Experts note that the "last 30%" of any such arsenal is often the hardest to eliminate. Mobile launchers, decoys, and deeply buried stockpiles complicate the maths. As one analyst put it, Iran's ability to sustain even reduced fire suggests US/Israeli success may have been somewhat overstated in public.

Trump's Claims vs Intelligence Reality

The contrast is stark. Trump's statements emphasise overwhelming dominance — navy largely sunk, air force degraded, missile production hammered. The administration's goal is clear: cripple Iran's conventional missile threat and prevent any path to nuclear weapons.

Intelligence sources, however, urge caution. One senior official admitted uncertainty about buried assets: "I don't know if we'll ever have an accurate number." Democratic Rep. Seth Moulton suggested Iran may be conserving remaining missiles, "laying in wait." This doesn't mean the campaign is failing — production capacity is being systematically targeted — but it does mean complete neutralisation could take far longer than initial boasts implied.

Could This Drag On Until the Last Missile… Then the Rocks?

In principle, yes. Iran's strategy appears to be attrition and survival: fire when possible, hide the rest, absorb punishment, and hope international pressure or US domestic politics forces a pause. With a significant residual stockpile potentially intact or recoverable, Tehran can continue sporadic attacks on shipping in the Strait of Hormuz, Gulf targets, or Israel.

As missiles run low, the conflict risks descending into lower-tech resistance — drones, rockets, proxies, and eventually small arms or improvised attacks. The phrase "until the last missile, then they throw rocks" captures the grim logic of asymmetric warfare. A state with deep tunnels, dispersed forces, and ideological commitment can prolong fighting even after losing sophisticated capabilities. We've seen versions of this in Gaza, Lebanon, and elsewhere: high-tech superiority meets dug-in resilience.
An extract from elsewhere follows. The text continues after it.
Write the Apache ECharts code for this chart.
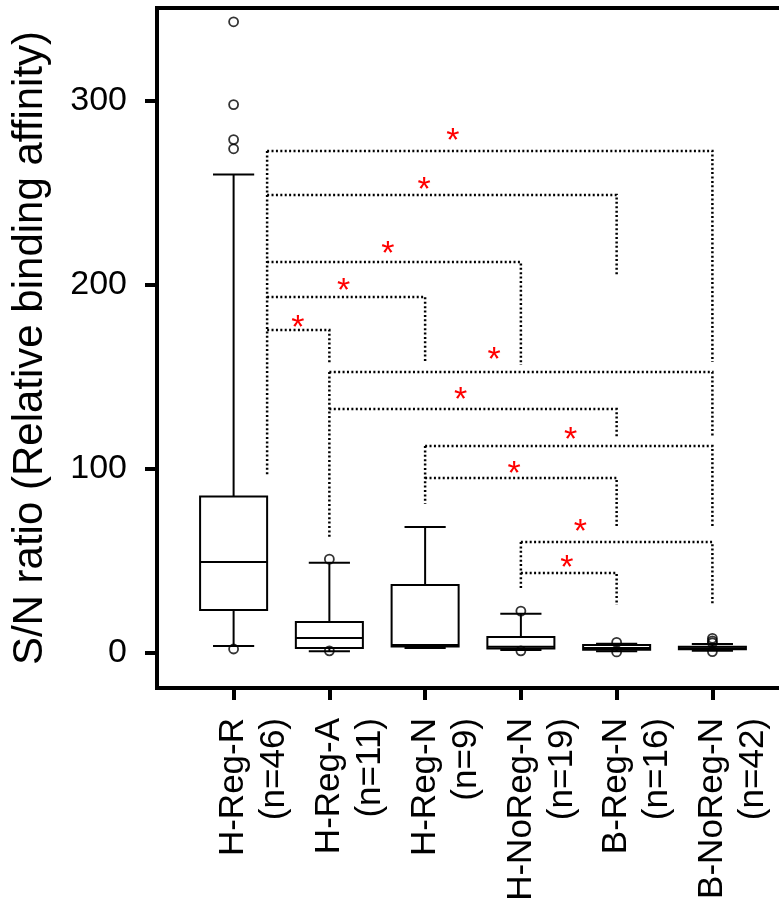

For the US and Israel, the dilemma is real. Continuing methodical strikes burns expensive munitions (Tomahawks are reportedly being expended rapidly), risks escalation (including with Iranian proxies or opportunistic moves by Russia/China), and strains alliances. Stopping short leaves Iran with enough missiles to threaten shipping lanes, regional bases, or future reconstitution. The underground nature of much of the arsenal makes a decisive "mission accomplished" elusive.

Broader Implications

This episode underscores the limits of air power against a prepared adversary. Space assets, cyber operations, and special forces can degrade capabilities, but verifying and finishing the job on the ground (or through sustained bombing) is another matter. It also highlights the fog of war in real time: public optimism serves morale and deterrence, while intelligence briefings remain sober.

For Australia and other nations reliant on stable energy flows through the Strait of Hormuz, a protracted conflict carries economic risks. Oil price spikes, shipping disruptions, and refugee flows could follow if the war grinds on.

The coming weeks will test whether intensified strikes can push Iran toward meaningful concessions or if the conflict settles into a war of attrition. Complete missile elimination may prove illusory; the realistic aim is reducing the threat to a manageable level while crippling reconstitution and nuclear ambitions.

In the end, modern conflicts against tunnel-dependent regimes rarely end with a single dramatic knockout. They often fade into exhaustion — after the last guided missile is gone, the rocks may fly, but the strategic balance will have shifted decisively against the side that started with the bigger, more vulnerable arsenal.